Given our close proximity there are numerous issues relevant to both Irish & UK tax resident clients. While not exhaustive, the following are examples of the issues that can arise:
Dual tax residence status
Many clients have dual tax residence status, meaning they are both Irish and UK tax residents. For example, Irish nationals can spend the working week living and working in the UK while also returning to Ireland every weekend and while doing so, accumulating wealth along the way. Navigating the two tax systems can be difficult, but with the right assistance and advice, it is possible to develop a financial plan which takes account of the tax regime of both jurisdictions. In several ways Ireland’s tax regime is similar to the UK – for example we have a tax regime for non-domiciled individuals for Income Tax and Capital Gains Tax (CGT). We also have similar rebasing rules for CGT purposes on certain events e.g. death. While expected to be improved, Ireland has a favourable CGT regime for entrepreneurs and an Enterprise & investment Scheme.
UK & Irish pension assets
Many clients have both Irish and UK private pensions, which can be defined benefit and/or defined contribution. They are also likely to have built up entitlements to both Irish and UK State Pension. The issues relevant to defined benefit pensions in the UK are just as much of an issue in Ireland with clients being offered enhanced transfer values (ETVs) in respect of their defined benefit entitlements. The decision whether to accept this offer is one that requires careful consideration and is an area in which we provide detailed planning and advice to clients.
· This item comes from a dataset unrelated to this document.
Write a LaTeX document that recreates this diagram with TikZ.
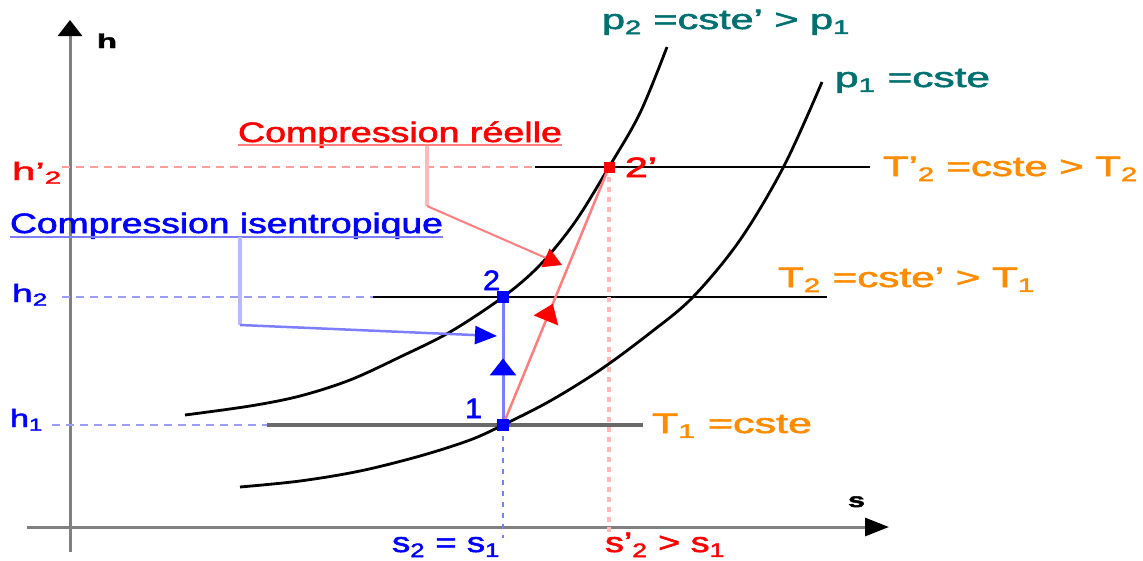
\documentclass[tikz,border=0pt]{standalone}
\usepackage{fontspec}
\setmainfont[FakeBold=1.8]{Liberation Sans}
\usepackage{graphicx}
\usetikzlibrary{arrows.meta,decorations.markings}
\definecolor{cteal}{RGB}{0,112,112}
\definecolor{corange}{RGB}{255,140,0}
\definecolor{cblue}{RGB}{0,0,255}
\definecolor{cred}{RGB}{255,0,0}
\definecolor{lblue}{RGB}{125,125,255}
\definecolor{lred}{RGB}{255,125,125}
\definecolor{pblue}{RGB}{185,185,255}
\definecolor{pred}{RGB}{255,185,185}
\definecolor{axgray}{RGB}{128,128,128}
\definecolor{t1gray}{RGB}{105,105,105}
\newcommand{\fw}[2]{\resizebox{#1pt}{\height}{#2}}
\begin{document}
\begin{tikzpicture}[x=1pt,y=-1pt,
  lbl/.style={anchor=base west, inner sep=0pt, outer sep=0pt, font=\fontsize{28}{32}\selectfont},
  hlbl/.style={lbl, font=\fontsize{25}{28}\selectfont},
  smalllbl/.style={lbl, font=\fontsize{20}{24}\selectfont\bfseries},
  axisline/.style={draw=axgray, line width=3pt},
  pcurve/.style={draw=black, line width=2.8pt},
  isoline/.style={draw=black, line width=2.8pt},
  hdashblue/.style={draw=lblue!75, line width=2.5pt, dash pattern=on 8pt off 6pt},
  hdashred/.style={draw=lred!75, line width=2.5pt, dash pattern=on 8pt off 6pt},
  vdotblue/.style={draw=lblue, line width=2.5pt, dash pattern=on 5pt off 6pt},
  vdotred/.style={draw=pred, line width=3.5pt, dash pattern=on 5pt off 5pt},
  bluesq/.style={rectangle, fill=cblue, minimum size=12pt, inner sep=0pt},
  redsq/.style={rectangle, fill=cred, minimum size=12pt, inner sep=0pt},
  bluemid/.style={postaction={decorate}, decoration={markings, mark=at position 0.52 with {\arrow[cblue]{Triangle[length=17pt,width=26pt]}}}},
  redmid/.style={postaction={decorate}, decoration={markings, mark=at position 0.47 with {\arrow[cred]{Triangle[length=18pt,width=26pt]}}}}
]
\useasboundingbox (0,0) rectangle (1143,560);

% key points
\coordinate (P1) at (503,425);
\coordinate (P2) at (503,297);
\coordinate (P2p) at (609,167);

% axes
\coordinate (yb) at (70,552);
\coordinate (yt) at (70,20);
\coordinate (xl) at (27,527);
\coordinate (xr) at (889,527);
\draw[axisline, -{Triangle[length=16pt,width=24pt,fill=black,color=black]}] (yb) -- (yt);
\draw[axisline, -{Triangle[length=24pt,width=18pt,fill=black,color=black]}] (xl) -- (xr);
\node[smalllbl] (hax) at (97,48) {\fw{20}{h}};
\node[smalllbl] (sax) at (848,507) {\fw{17}{s}};

% isotherm lines
\coordinate (T1a) at (267,425);
\coordinate (T1b) at (643,425);
\coordinate (T2a) at (373,297);
\coordinate (T2b) at (827,297);
\coordinate (T3a) at (535,167);
\coordinate (T3b) at (870,167);
\draw[draw=t1gray, line width=3.5pt] (T1a) -- (T1b);
\draw[isoline] (T2a) -- (T2b);
\draw[isoline] (T3a) -- (T3b);

% dashed level lines
\coordinate (h1d) at (52,425);
\coordinate (h2d) at (62,297);
\coordinate (h3d) at (62,167);
\draw[hdashblue] (h1d) -- (T1a);
\draw[hdashblue] (h2d) -- (T2a);
\draw[hdashred] (h3d) -- (T3a);

% vertical dotted lines
\coordinate (s1b) at (503,538);
\coordinate (s2b) at (609,545);
\draw[vdotblue] (P1) -- (s1b);
\draw[vdotred] (P2p) -- (s2b);

% isobars
\draw[pcurve] plot[smooth, tension=0.55] coordinates {(185,415) (250,406) (300,396) (350,380) (400,357) (450,332) (503,297) (540,265) (575,222) (609,167) (640,113) (667,47)};
\draw[pcurve] plot[smooth, tension=0.55] coordinates {(240,487) (300,481) (360,471) (420,456) (470,440) (503,425) (550,401) (600,370) (650,333) (693,297) (740,240) (784,166) (822,82)};

% compressions
\draw[draw=lblue, line width=3pt, bluemid] (P1) -- (P2);
\draw[draw=lred, line width=2.5pt, redmid] (P1) -- (P2p);

\node[bluesq] (m1) at (P1) {};
\node[bluesq] (m2) at (P2) {};
\node[redsq, minimum size=11pt] (m2p) at (P2p) {};

% point labels
\node[lbl, text=cblue] (l1) at (465,418) {\fw{17}{1}};
\node[lbl, text=cblue] (l2) at (483,290) {\fw{17}{2}};
\node[lbl, text=cred] (l2p) at (625,177) {\fw{32}{2'}};

% h labels
\node[hlbl, text=cred] (hh3) at (12,180) {\fw{50}{h'\textsubscript{2}}};
\node[hlbl, text=cblue] (hh2) at (12,302) {\fw{36}{h\textsubscript{2}}};
\node[hlbl, text=cblue] (hh1) at (10,427) {\fw{33}{h\textsubscript{1}}};

% s labels
\node[lbl, text=cblue] (ss1) at (392,552) {\fw{108}{s\textsubscript{2} = s\textsubscript{1}}};
\node[lbl, text=cred] (ss2) at (605,552) {\fw{120}{s'\textsubscript{2} > s\textsubscript{1}}};

% curve labels
\node[lbl, text=cteal] (pp2) at (602,29) {\fw{248}{p\textsubscript{2} =cste' > p\textsubscript{1}}};
\node[lbl, text=cteal] (pp1) at (835,87) {\fw{155}{p\textsubscript{1} =cste}};
\node[lbl, text=corange] (tt3) at (883,176) {\fw{255}{T'\textsubscript{2} =cste > T\textsubscript{2}}};
\node[lbl, text=corange] (tt2) at (778,287) {\fw{257}{T\textsubscript{2} =cste' > T\textsubscript{1}}};
\node[lbl, text=corange] (tt1) at (652,433) {\fw{160}{T\textsubscript{1} =cste}};

% annotations
\node[lbl, text=cred] (creel) at (238,142) {\fw{324}{Compression réelle}};
\node[lbl, text=cblue] (cisen) at (10,233) {\fw{433}{Compression isentropique}};
\draw[draw=lred, line width=2pt] ([yshift=-3pt]creel.base west) -- ([yshift=-3pt]creel.base east);
\draw[draw=lblue, line width=2pt] ([yshift=-4pt]cisen.base west) -- ([yshift=-4pt]cisen.base east);

\coordinate (rl0) at (427,146);
\coordinate (rl1) at (427,206);
\coordinate (rl2) at (562,265);
\draw[draw=pred, line width=4pt] (rl0) -- (rl1);
\draw[draw=lred, line width=2pt, -{Triangle[length=18pt,width=20pt,color=cred]}] (rl1) -- (rl2);

\coordinate (bl0) at (240,237);
\coordinate (bl1) at (240,325);
\coordinate (bl2) at (497,336);
\draw[draw=pblue, line width=4pt] (bl0) -- (bl1);
\draw[draw=lblue, line width=2.5pt, -{Triangle[length=22pt,width=18pt,color=cblue]}] (bl1) -- (bl2);
\end{tikzpicture}
\end{document}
There are also decisions for clients to make around whether to transfer a UK pension fund to Ireland or vice versa.
Cross-border estate taxes also play a large part in the advice provided to clients. This is because many hold assets in both jurisdictions and may be unaware that estate taxes can arise in both countries. As this is often overlooked, it is important to review a client’s asset base to determine the extent of the estate tax liability in both Ireland and the UK. Where taxes may be due in both countries, the Estate Tax Treaty should be consulted to determine whether any exemption or credit is available to mitigate the double tax charge.
When you first joined Goodbody, what were your goals in driving change within the company?
When I first joined, there was a definite need amongst the client base to have their financial plans and goals structured and delivered in a coordinated manner. This led to driving change in how we provide this service to clients. Clients respond very well to having a fully developed plan in relation to their evolving financial plans and to having a trusted advisor who is with them every step of the way in achieving their financial goals.
How would you evaluate your role and its impact over the last two years?
My role has deepened the tax expertise within Goodbody and as a result the service offering that we provide.
Seeing the benefit of the service to clients and colleagues is also very rewarding.
What do you hope to accomplish in the future?
I would like to continue to enhance the client experience at Goodbody. Many clients accumulate wealth in a variety of different ways and very often do not have access to or obtain fully rounded advice. It would be my desire for clients to have a single provider experience in relation to meeting their personal financial and investment needs.
“I think in times of significant global economic change it is vital for clients to closely monitor their financial plans and goals and to work closely with their financial advisor. It is also important to have an advisor that can provide an investment and tax offering to ensure that both are appropriately aligned.”